On 12/03/2016 02:02, Phil Bouchard wrote:
On 03/11/2016 01:31 AM, Gavin Lambert wrote:
On 11/03/2016 16:50, Phil Bouchard wrote:
I don't really understand the proxy thing, but I sense possible trouble in a single API name apparently creating different behaviour depending on the first parameter type, especially when the remaining parameters appear to be forwarded constructor parameters. (What happens if you want to construct an object that takes a proxy as a parameter?)
The proxy ensures all sub allocations will be wiped out when it is destructed, cyclic or not.
So basically just an arena?
But I guess I could define a new type like:
struct list { public: [...] private: block_root_ptr<node> root; };
Where block_root_ptr could be something like:
template <typename T> struct block_root_ptr : private block_proxy, public block_ptr<T> { block_root_ptr() : block_proxy(), block_ptr<T>(static_cast
(*this)) {} }; Subsequent make_*() would follow the respective syntax. Thanks for your input...!

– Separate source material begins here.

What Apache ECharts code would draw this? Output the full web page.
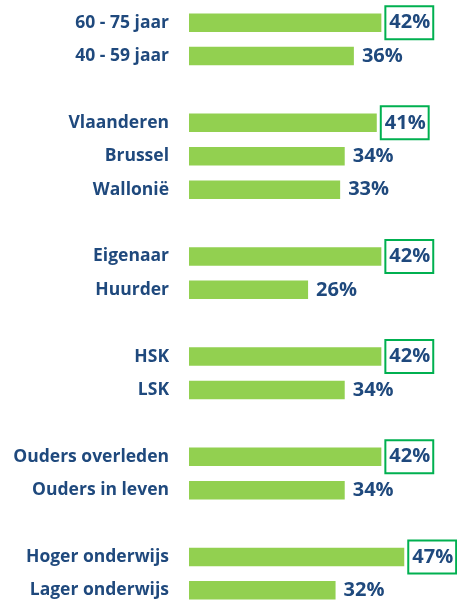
<!DOCTYPE html>
<html>
<head>
<meta charset="utf-8">
<script src="https://cdn.jsdelivr.net/npm/echarts@6/dist/echarts.min.js"></script>
<style>
  html, body { margin: 0; padding: 0; background: #fff; }
  #chart { width: 457px; height: 607px; }
</style>
</head>
<body>
<div id="chart"></div>
<script>
// categorieën, lege strings zijn witruimte tussen de groepen
const categories = [
  '60 - 75 jaar', '40 - 59 jaar', '',
  'Vlaanderen', 'Brussel', 'Wallonië', '',
  'Eigenaar', 'Huurder', '',
  'HSK', 'LSK', '',
  'Ouders overleden', 'Ouders in leven', '',
  'Hoger onderwijs', 'Lager onderwijs'
]
const values = [
  42, 36, null,
  41, 34, 33, null,
  42, 26, null,
  42, 34, null,
  42, 34, null,
  47, 32
]
// hoogste waarde per groep krijgt een kader
const boxed = ['60 - 75 jaar', 'Vlaanderen', 'Eigenaar', 'HSK', 'Ouders overleden', 'Hoger onderwijs']

const textColor = '#1f497d'
const font = '"Open Sans", sans-serif'

const chart = echarts.init(document.getElementById('chart'))

const seriesData = values.map((v, i) => {
  if (v === null) return null
  const item = { value: v }
  if (boxed.indexOf(categories[i]) >= 0) {
    item.label = { borderColor: '#00b050', borderWidth: 2 }
  }
  return item
})

const option = {
  animation: false,
  grid: { left: 189, top: 6, height: 606, width: 229 },
  xAxis: {
    type: 'value',
    min: 0,
    max: 50,
    show: false
  },
  yAxis: {
    type: 'category',
    data: categories,
    inverse: true,
    axisLine: { show: false },
    axisTick: { show: false },
    axisLabel: {
      margin: 20,
      color: textColor,
      fontFamily: font,
      fontWeight: 'bold',
      fontSize: 17.5
    }
  },
  series: [{
    type: 'bar',
    data: seriesData,
    barWidth: 18.5,
    itemStyle: { color: '#92d050' },
    label: {
      show: true,
      position: 'right',
      distance: 4,
      formatter: '{c}%',
      color: textColor,
      fontFamily: font,
      fontWeight: 'bold',
      fontSize: 20,
      lineHeight: 22,
      padding: [7, 3, 4, 4]
    }
  }]
}
chart.setOption(option)
</script>
</body>
</html>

I'm not sure a new type is appropriate, since I thought part of the point was that consumers of the pointers don't know which one is the root, and separate arenas/proxies could end up getting merged based on usage. It just seems to be something required at construction time only. Also bear in mind that since people get into bad habits with passing smart pointers by value instead of by reference, any such type has to be slice-safe or you invite trouble. (ie. someone is going to construct a block_root_ptr and then pass it by value as a block_ptr, possibly destroying the original copy. In that second design, every single child block_ptr will explode at that point.)